Testing Kronecker product covariance matrices for high-dimensional matrix-variate data
针对矩阵型数据的Kronecker积协方差结构,提出基于线性谱统计量的检验方法,证明中心极限定理并给出均值协方差显式公式,同时引入bootstrap算法逼近极限分布,模拟显示检验效果良好。
Summary The Kronecker product covariance structure provides an efficient way to model the inter-correlations of matrix-variate data. In this paper, we propose test statistics for the Kronecker product covariance matrix based on linear spectral statistics of renormalized sample covariance matrices. A central limit theorem is proved for the linear spectral statistics, with explicit formulas for the mean and covariance functions, thereby filling a gap in the literature. We then show theoretically that the proposed test statistics have well-controlled size and high power.
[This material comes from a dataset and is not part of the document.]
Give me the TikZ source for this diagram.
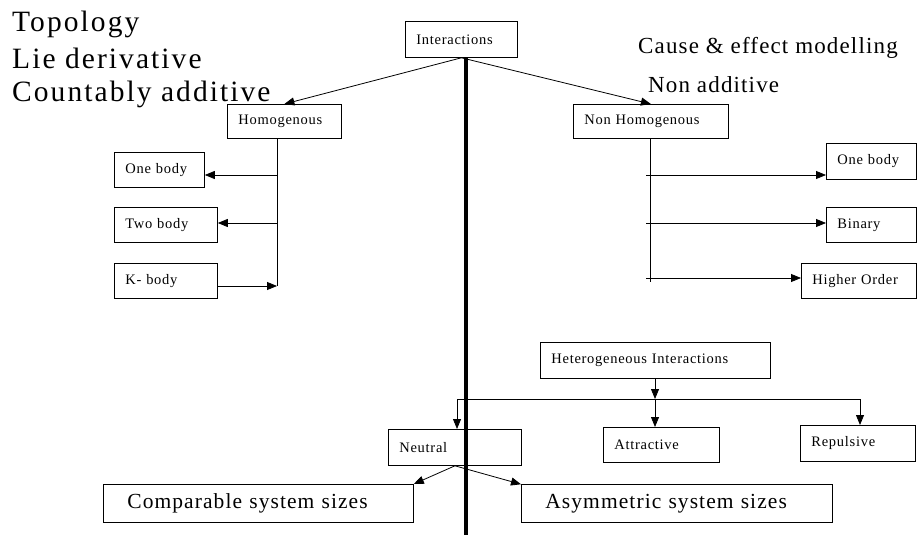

We further propose a bootstrap resampling algorithm to approximate the limiting distributions of the associated linear spectral statistics. Consistency of the bootstrap procedure is guaranteed under mild conditions. The proposed test procedure is also applicable to the Kronecker product covariance model with additional random noise. In our simulations, the empirical sizes of the proposed test procedure and its bootstrapped version are close to the corresponding theoretical values, while the power converges to $1$ quickly as the dimension and sample size increase.